I work for a reasonable sized European consultancy business. I also used to work for a very large financial company in the UK. I meet wth clients (mainly from the UK, but some globally) in my current position and in the last 8 years none of them have offered me a business card and I have never seen anyone else exchange cards either.
I have an entire box of business cards on my desk that have never been opened … I actively tried not to get given them.
I was thinking of having some made for my business. I would say that the value comes from time shifting the exchange of details.
For me I am likely to mention my website right at the start of a conversation, and thus if it becomes a longer conversation, the card becomes this nice callback.
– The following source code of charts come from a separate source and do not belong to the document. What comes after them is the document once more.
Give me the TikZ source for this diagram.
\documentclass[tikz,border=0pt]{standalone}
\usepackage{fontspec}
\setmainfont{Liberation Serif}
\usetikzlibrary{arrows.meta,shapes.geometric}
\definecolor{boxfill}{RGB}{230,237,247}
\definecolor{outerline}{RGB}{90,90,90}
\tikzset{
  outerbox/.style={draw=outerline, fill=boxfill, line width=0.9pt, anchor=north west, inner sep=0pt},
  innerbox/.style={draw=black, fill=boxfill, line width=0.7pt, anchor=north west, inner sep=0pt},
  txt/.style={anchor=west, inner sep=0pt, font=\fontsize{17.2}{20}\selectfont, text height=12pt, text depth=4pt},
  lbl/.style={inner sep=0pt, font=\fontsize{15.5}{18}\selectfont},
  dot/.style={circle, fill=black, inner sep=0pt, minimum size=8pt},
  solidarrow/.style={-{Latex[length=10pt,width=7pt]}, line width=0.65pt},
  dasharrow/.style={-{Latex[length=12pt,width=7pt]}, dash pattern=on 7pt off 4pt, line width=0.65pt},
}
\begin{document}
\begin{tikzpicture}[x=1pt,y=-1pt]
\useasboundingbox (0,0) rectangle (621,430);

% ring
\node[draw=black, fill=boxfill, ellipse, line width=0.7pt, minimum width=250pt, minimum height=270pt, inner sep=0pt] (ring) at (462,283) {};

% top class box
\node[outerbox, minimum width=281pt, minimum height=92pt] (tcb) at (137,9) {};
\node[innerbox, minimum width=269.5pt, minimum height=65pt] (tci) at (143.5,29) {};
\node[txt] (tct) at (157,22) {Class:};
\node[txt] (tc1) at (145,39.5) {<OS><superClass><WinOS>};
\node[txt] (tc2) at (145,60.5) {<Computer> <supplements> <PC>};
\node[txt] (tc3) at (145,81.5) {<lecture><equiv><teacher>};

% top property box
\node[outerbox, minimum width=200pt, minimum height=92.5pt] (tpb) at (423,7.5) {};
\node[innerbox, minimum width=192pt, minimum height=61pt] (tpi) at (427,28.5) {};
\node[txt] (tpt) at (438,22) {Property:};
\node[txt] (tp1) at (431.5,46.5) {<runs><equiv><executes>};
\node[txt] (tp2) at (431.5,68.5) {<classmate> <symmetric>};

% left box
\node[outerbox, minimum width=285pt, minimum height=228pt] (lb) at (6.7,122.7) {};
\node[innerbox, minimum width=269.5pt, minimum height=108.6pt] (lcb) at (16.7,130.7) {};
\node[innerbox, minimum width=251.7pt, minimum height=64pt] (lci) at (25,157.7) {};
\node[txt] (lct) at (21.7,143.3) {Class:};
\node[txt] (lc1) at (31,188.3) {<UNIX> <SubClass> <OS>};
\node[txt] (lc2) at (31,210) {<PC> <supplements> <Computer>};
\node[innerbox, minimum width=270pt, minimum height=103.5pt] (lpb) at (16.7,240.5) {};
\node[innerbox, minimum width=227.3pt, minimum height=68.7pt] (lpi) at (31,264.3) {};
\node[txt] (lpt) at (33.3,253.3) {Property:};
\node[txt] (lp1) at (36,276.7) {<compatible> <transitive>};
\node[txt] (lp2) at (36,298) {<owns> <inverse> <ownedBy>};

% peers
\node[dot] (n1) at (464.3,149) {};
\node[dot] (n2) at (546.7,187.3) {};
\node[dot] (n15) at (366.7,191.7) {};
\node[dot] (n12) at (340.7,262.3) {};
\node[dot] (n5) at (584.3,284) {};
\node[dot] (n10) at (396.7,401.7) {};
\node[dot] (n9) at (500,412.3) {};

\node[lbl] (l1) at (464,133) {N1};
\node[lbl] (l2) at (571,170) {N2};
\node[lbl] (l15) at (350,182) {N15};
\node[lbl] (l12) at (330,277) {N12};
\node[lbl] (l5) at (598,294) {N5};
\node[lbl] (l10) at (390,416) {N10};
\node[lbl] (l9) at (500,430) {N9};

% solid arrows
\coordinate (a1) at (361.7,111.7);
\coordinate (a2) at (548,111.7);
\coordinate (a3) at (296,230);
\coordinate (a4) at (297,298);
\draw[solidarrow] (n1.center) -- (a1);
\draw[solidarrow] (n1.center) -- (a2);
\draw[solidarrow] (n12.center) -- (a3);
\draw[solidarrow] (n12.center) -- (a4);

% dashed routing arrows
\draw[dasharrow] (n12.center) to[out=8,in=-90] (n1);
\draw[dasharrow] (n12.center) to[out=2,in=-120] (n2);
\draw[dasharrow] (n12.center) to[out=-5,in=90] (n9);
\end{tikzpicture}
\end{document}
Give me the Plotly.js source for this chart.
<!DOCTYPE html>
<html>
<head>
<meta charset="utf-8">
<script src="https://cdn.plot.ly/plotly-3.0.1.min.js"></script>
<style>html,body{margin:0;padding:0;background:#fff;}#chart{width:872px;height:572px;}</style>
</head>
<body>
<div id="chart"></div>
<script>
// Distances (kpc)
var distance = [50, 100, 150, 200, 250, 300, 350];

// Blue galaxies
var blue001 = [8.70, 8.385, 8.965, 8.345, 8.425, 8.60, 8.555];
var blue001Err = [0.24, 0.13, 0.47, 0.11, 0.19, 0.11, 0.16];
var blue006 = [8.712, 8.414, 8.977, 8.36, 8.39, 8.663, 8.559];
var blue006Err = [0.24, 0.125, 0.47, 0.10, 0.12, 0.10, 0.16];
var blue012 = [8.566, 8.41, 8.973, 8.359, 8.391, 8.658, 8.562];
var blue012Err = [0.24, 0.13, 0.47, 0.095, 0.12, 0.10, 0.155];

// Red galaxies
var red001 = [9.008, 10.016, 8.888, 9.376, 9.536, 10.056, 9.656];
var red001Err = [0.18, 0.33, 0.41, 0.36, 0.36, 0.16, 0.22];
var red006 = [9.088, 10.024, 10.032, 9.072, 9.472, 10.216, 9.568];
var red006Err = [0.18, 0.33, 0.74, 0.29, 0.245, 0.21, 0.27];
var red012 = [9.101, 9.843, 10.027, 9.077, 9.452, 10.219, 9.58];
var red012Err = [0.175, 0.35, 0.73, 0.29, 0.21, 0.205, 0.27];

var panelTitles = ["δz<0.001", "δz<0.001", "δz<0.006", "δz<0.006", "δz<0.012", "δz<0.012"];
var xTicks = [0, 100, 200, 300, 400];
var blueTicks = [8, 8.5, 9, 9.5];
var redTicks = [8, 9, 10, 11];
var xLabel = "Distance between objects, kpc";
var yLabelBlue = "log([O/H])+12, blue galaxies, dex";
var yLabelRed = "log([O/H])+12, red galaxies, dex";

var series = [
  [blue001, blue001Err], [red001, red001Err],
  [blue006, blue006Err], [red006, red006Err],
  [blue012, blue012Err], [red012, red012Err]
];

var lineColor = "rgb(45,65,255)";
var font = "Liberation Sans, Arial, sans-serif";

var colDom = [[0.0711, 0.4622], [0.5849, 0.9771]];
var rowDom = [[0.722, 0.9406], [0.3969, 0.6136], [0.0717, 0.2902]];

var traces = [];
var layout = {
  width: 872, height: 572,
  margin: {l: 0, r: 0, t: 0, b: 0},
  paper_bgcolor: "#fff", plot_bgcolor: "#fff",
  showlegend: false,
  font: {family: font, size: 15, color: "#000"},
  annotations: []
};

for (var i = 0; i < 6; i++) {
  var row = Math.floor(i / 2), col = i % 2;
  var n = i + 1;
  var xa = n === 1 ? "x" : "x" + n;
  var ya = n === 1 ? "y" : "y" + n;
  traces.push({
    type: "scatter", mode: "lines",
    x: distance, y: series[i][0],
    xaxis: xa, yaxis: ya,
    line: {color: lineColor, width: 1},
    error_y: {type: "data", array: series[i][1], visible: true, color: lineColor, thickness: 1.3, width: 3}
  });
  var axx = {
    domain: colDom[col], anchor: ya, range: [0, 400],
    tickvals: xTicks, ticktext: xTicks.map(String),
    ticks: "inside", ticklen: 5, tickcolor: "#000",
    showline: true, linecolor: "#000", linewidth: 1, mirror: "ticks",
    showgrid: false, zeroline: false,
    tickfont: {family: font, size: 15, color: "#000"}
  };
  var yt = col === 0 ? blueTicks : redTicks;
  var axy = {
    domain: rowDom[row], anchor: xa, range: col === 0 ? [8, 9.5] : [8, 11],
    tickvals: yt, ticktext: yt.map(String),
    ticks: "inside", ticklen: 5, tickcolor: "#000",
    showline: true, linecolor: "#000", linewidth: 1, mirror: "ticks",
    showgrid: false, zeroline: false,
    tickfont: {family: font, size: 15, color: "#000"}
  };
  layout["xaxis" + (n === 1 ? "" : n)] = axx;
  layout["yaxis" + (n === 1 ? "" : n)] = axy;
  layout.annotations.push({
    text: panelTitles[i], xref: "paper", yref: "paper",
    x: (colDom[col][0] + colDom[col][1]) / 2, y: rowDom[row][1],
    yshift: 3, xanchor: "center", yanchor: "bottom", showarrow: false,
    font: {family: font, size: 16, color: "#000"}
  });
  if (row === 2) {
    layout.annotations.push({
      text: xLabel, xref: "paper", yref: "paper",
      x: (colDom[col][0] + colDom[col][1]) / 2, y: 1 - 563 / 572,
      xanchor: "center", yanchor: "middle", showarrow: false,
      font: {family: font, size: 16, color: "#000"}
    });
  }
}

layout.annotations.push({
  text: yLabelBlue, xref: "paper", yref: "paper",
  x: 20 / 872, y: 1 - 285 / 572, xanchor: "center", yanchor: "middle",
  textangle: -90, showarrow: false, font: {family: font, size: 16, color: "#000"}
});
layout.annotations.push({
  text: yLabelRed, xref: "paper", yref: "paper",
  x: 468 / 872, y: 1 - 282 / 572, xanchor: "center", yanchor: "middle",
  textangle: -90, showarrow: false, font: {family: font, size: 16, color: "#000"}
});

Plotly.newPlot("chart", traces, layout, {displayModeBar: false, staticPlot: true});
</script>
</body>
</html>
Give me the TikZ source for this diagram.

I agree that a better way would be to change the communications channel, but I feel that there is a need to cater to the lowest common denominator, and thus a slip of paper is good because it is compatible with everyone’s system.
I don’t think there is value in having boxes of thousands lying around, but a few can be useful
Not sure where you are or what you do in your company, but all my European colleagues share cards (mostly senior law partners and C-level executives). In fact, they take great pride in the look and feel of their cards. And the Asians take it to another level (two-handed presentation, etc.). So no, it’s not archaic, it’s more tradition than anything else. Look, the corporate world doesn’t change very fast, so my guess is that handing out business cards is going to remain an expected and accepted practice for a while.
Now, that said, iOS does give you the ability to share your contact card via AirDrop or Message. (My Card, Share Contact). I remember about 10 years ago, the “new” practice of sharing business cards was to AirDrop them to each other during networking events or meetings. I’m not sure what happened to that, but I’ve never seen it done.
One App I used for a while was Interact Scratchpad by Agile Tortise. It made contacts out of plain text from email sigs, etc. Sadly, its not available anymore.